DATA EXCERPT –
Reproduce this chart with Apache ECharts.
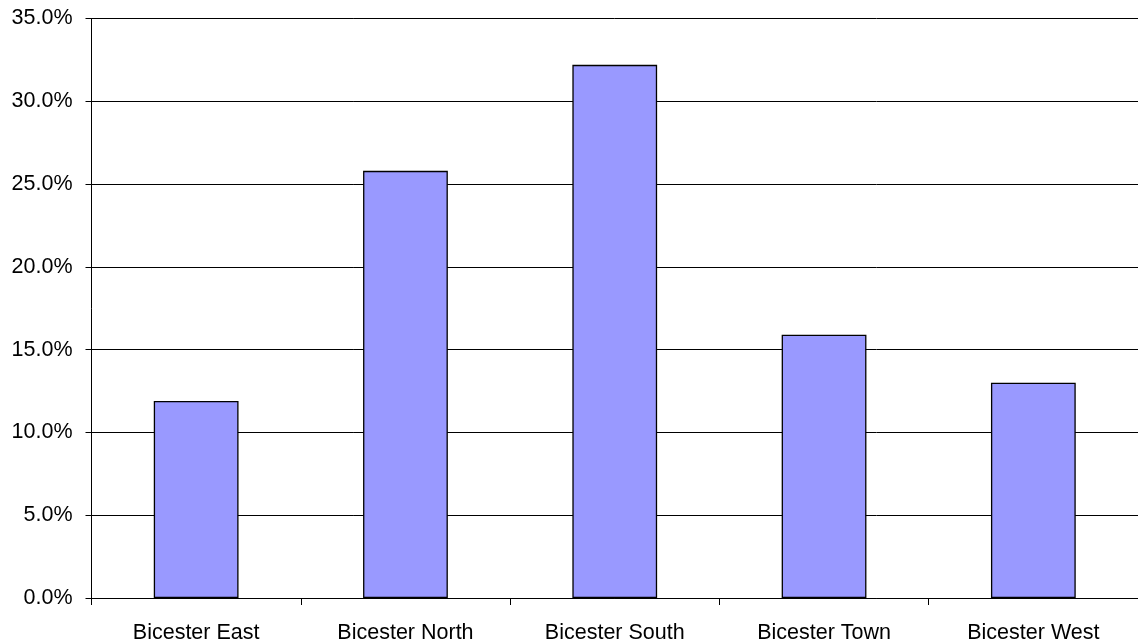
<!DOCTYPE html>
<html>
<head>
<meta charset="utf-8">
<script src="https://cdn.jsdelivr.net/npm/echarts@6/dist/echarts.min.js"></script>
<style>
  html, body { margin: 0; padding: 0; background: #fff; }
  #chart { width: 1138px; height: 644px; }
</style>
</head>
<body>
<div id="chart"></div>
<script>
// Share of total by area (percent)
const categories = ['Bicester East', 'Bicester North', 'Bicester South', 'Bicester Town', 'Bicester West'];
const shares = [11.9, 25.8, 32.2, 15.9, 13.0];
const yTicks = { min: 0, max: 35, interval: 5 };

const chart = echarts.init(document.getElementById('chart'), null, { renderer: 'canvas' });

const fontFamily = '"Liberation Sans", Arial, sans-serif';

chart.setOption({
  animation: false,
  backgroundColor: '#ffffff',
  grid: { left: 91.5, top: 18.5, width: 1050.5, height: 581, containLabel: false },
  xAxis: {
    type: 'category',
    data: categories,
    boundaryGap: true,
    axisLine: { show: true, lineStyle: { color: '#000', width: 1 } },
    axisTick: { show: true, length: 7, inside: false, alignWithLabel: false, lineStyle: { color: '#000' } },
    axisLabel: { color: '#000', fontSize: 21.5, fontFamily: fontFamily, margin: 24, interval: 0 },
    splitLine: { show: false }
  },
  yAxis: {
    type: 'value',
    min: yTicks.min,
    max: yTicks.max,
    interval: yTicks.interval,
    axisLine: { show: true, lineStyle: { color: '#000', width: 1 } },
    axisTick: { show: true, length: 6, lineStyle: { color: '#000' } },
    axisLabel: {
      color: '#000', fontSize: 21.5, fontFamily: fontFamily, margin: 19,
      formatter: v => v.toFixed(1) + '%'
    },
    splitLine: { show: true, lineStyle: { color: '#000', width: 1 } }
  },
  series: [{
    type: 'bar',
    data: shares,
    barWidth: '40.5%',
    itemStyle: { color: '#9999FF', borderColor: '#000', borderWidth: 1.3 }
  }]
});
</script>
</body>
</html>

REQUIRED TASK – Quote the material exactly. Pictures stay out.

REPLY –
Reproduce this chart with Apache ECharts.
<!DOCTYPE html>
<html>
<head>
<meta charset="utf-8">
<script src="https://cdn.jsdelivr.net/npm/echarts@6/dist/echarts.min.js"></script>
<style>
  html, body { margin: 0; padding: 0; background: #fff; }
  #chart { width: 1138px; height: 644px; }
</style>
</head>
<body>
<div id="chart"></div>
<script>
// Share of total by area (percent)
const categories = ['Bicester East', 'Bicester North', 'Bicester South', 'Bicester Town', 'Bicester West'];
const shares = [11.9, 25.8, 32.2, 15.9, 13.0];
const yTicks = { min: 0, max: 35, interval: 5 };

const chart = echarts.init(document.getElementById('chart'), null, { renderer: 'canvas' });

const fontFamily = '"Liberation Sans", Arial, sans-serif';

chart.setOption({
  animation: false,
  backgroundColor: '#ffffff',
  grid: { left: 91.5, top: 18.5, width: 1050.5, height: 581, containLabel: false },
  xAxis: {
    type: 'category',
    data: categories,
    boundaryGap: true,
    axisLine: { show: true, lineStyle: { color: '#000', width: 1 } },
    axisTick: { show: true, length: 7, inside: false, alignWithLabel: false, lineStyle: { color: '#000' } },
    axisLabel: { color: '#000', fontSize: 21.5, fontFamily: fontFamily, margin: 24, interval: 0 },
    splitLine: { show: false }
  },
  yAxis: {
    type: 'value',
    min: yTicks.min,
    max: yTicks.max,
    interval: yTicks.interval,
    axisLine: { show: true, lineStyle: { color: '#000', width: 1 } },
    axisTick: { show: true, length: 6, lineStyle: { color: '#000' } },
    axisLabel: {
      color: '#000', fontSize: 21.5, fontFamily: fontFamily, margin: 19,
      formatter: v => v.toFixed(1) + '%'
    },
    splitLine: { show: true, lineStyle: { color: '#000', width: 1 } }
  },
  series: [{
    type: 'bar',
    data: shares,
    barWidth: '40.5%',
    itemStyle: { color: '#9999FF', borderColor: '#000', borderWidth: 1.3 }
  }]
});
</script>
</body>
</html>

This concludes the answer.